Of course, Chaney still gets emotion across with his face through the layers of self-applied makeup-which, no matter what account you choose to believe, was, at the very least, uncomfortable--especially in the justly famous unmasking scene. The look on his face--and most particularly in his eyes--encompasses surprise, rage and, yes, sadness. He trusted her to do as he told her and not remove his mask. He loved her in his own, demented way. Even disfigured madmen don't want their hearts broken.

Chaney's presence lends gravity to the rest of the film, which would fly off into the air and never come back down without his performance to tether it to.

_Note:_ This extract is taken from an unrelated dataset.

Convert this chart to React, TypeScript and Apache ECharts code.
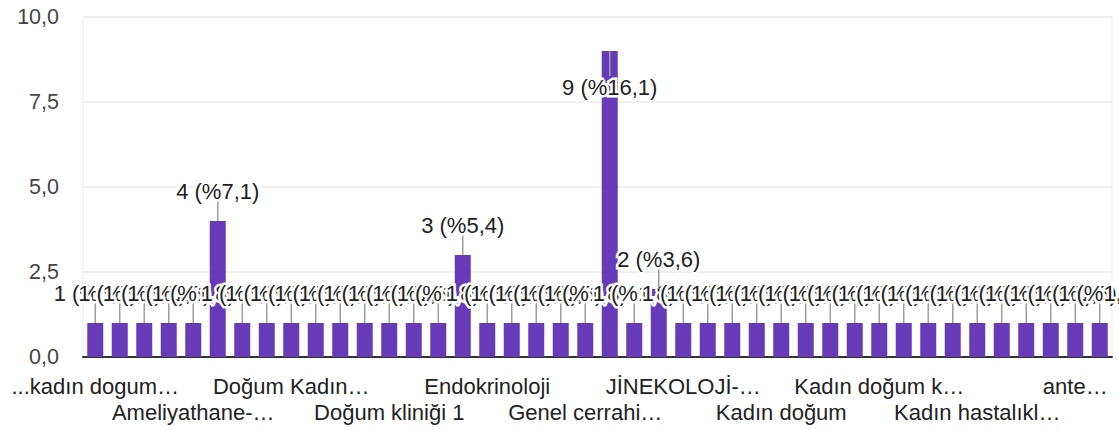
import React, { useEffect, useRef } from "react";
import * as echarts from "echarts";

const categories: string[] = [
  "...kadın dogum…", "Acil servis", "Acil ünitesi", "Ameliyathane", "Ameliyathane-…",
  "Ameliyathane ve doğumhane", "Anestezi", "Beyin cerrahi", "Doğum Kadın…", "Doğum kliniği",
  "Doğum servisi", "Doğumhane", "Doğum kliniği 1", "Doğum salonu", "Dahiliye",
  "Doğumhane ve jinekoloji", "Endokrinoloji", "Enfeksiyon", "Gebe polikliniği", "Genel cerrahi",
  "Genel cerrahi…", "Jinekoloji", "Jinekoloji servisi", "JİNEKOLOJİ", "JİNEKOLOJİ-…",
  "Kadın doğum servisi", "Kadın doğum kliniği", "Kadın doğum polikliniği", "Kadın doğum", "Kadın doğum ünitesi",
  "Kadın doğum ve çocuk", "Kadın doğum acil", "Kadın doğum k…", "Kadın doğum servisi 2", "Kadın hastalıkları",
  "Kadın hastalıkları kliniği", "Kadın hastalıkl…", "Kardiyoloji", "Nöroloji", "Yenidoğan",
  "ante…", "yoğun bakım",
];

const values: number[] = [
  1, 1, 1, 1, 1, 4, 1, 1, 1, 1,
  1, 1, 1, 1, 1, 3, 1, 1, 1, 1,
  1, 9, 1, 2, 1, 1, 1, 1, 1, 1,
  1, 1, 1, 1, 1, 1, 1, 1, 1, 1,
  1, 1,
];

const yTicks: number[] = [0, 2.5, 5, 7.5, 10];

const FONT = '"Liberation Sans", Arial, sans-serif';

export default function App() {
  const ref = useRef<HTMLDivElement>(null);
  useEffect(() => {
    if (!ref.current) return;
    const chart = echarts.init(ref.current, null, { renderer: "svg" });
    const total = values.reduce((a, b) => a + b, 0);
    const pct = (v: number) => ((v / total) * 100).toFixed(1).replace(".", ",");
    const catLabel = {
      color: "#222222",
      fontFamily: FONT,
      fontSize: 22,
      hideOverlap: false,
    };
    chart.setOption({
      animation: false,
      grid: {
        left: 83,
        right: 7,
        top: 17,
        bottom: 73,
        show: true,
        borderColor: "#ebebeb",
        borderWidth: 1,
      },
      xAxis: [
        {
          type: "category",
          data: categories,
          axisLine: { show: true, lineStyle: { color: "#333333", width: 2 } },
          axisTick: { show: false },
          axisLabel: {
            ...catLabel,
            interval: (i: number) => i % 8 === 0,
            margin: 18,
          },
          splitLine: { show: false },
        },
        {
          type: "category",
          data: categories,
          position: "bottom",
          axisLine: { show: false },
          axisTick: { show: false },
          axisLabel: {
            ...catLabel,
            interval: (i: number) => i % 8 === 4,
            margin: 44,
          },
          splitLine: { show: false },
        },
      ],
      yAxis: {
        type: "value",
        min: yTicks[0],
        max: yTicks[yTicks.length - 1],
        interval: 2.5,
        axisLine: { show: false },
        axisTick: { show: false },
        axisLabel: {
          margin: 24,
          color: "#444444",
          fontFamily: FONT,
          fontSize: 21.5,
          formatter: (v: number) => v.toFixed(1).replace(".", ","),
        },
        splitLine: { show: true, lineStyle: { color: "#ebebeb", width: 1.5 } },
      },
      series: [
        {
          type: "bar",
          data: values,
          barWidth: 16,
          itemStyle: { color: "#673ab7" },
          silent: true,
        },
        {
          type: "custom",
          data: values.map((v, i) => [i, v]),
          clip: false,
          silent: true,
          renderItem: (params: any, api: any) => {
            const i = api.value(0);
            const v = api.value(1);
            const top = api.coord([i, v]);
            const plotTop = params.coordSys.y;
            let labelY: number;
            let y2: number;
            if (top[1] - 42 < plotTop) {
              labelY = top[1] + 36;
              y2 = top[1] + 25;
            } else {
              labelY = top[1] - 30;
              y2 = top[1] - 22;
            }
            const text = `${v} (%${pct(v)})`;
            const base = {
              text,
              x: top[0],
              y: labelY,
              align: "center",
              verticalAlign: "middle",
              textAlign: "center",
              textVerticalAlign: "middle",
              fontSize: 22,
              fontFamily: FONT,
            };
            return {
              type: "group",
              children: [
                {
                  type: "line",
                  z2: i * 3,
                  shape: { x1: top[0], y1: top[1], x2: top[0], y2 },
                  style: { stroke: "#9e9e9e", lineWidth: 1.5 },
                },
                {
                  type: "text",
                  z2: i * 3 + 1,
                  style: { ...base, fill: "#ffffff", stroke: "#ffffff", lineWidth: 5 },
                },
                {
                  type: "text",
                  z2: i * 3 + 2,
                  style: { ...base, fill: "#222222" },
                },
              ],
            };
          },
        },
      ],
    });
    return () => chart.dispose();
  }, []);
  return (
    <div
      ref={ref}
      style={{ position: "fixed", left: 0, top: 0, width: 1119, height: 430, background: "#fff" }}
    />
  );
}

The pacing is rapid and serial-like, with Philbin's Christine coming off as a damsel who keeps finding new ways to put herself in distress (when Erik tells her he'll let her go only if she doesn't see Raoul again, does she somehow think he won't be watching her every move?) and Kerry's Raoul the prototype for the dashing but nonetheless useless hero who would populate many a horror Universal horror film in years to come.

In addition to Chaney's performance, Phantom of the Opera also boasts some of the finest production values of any of the Universal horror pictures, with a detailed recreation of the Paris Opera House and dark, damp catacombs for Chaney to lurk around in. (At one point near the conclusion, the Phantom races past the Notre Dame set--no doubt an in-joke referring to Chaney' earlier success as the Hunchback.)

So even with all of the shifts in continuity and material being plugged in and yanked out again, Phantom of the Opera manages to remain the best, most definitive film version of this story, despite more elaborate productions (Universal's own remake in 1943, filmed in Technicolor) and more violent interpretations (Hammer's distasteful remake in 1962), mostly on the star power of Lon Chaney, who creates his most memorable character and gives the audience, in the unmasking scene, one of the greatest moments not only in the history of horror films, but the history of cinema itself.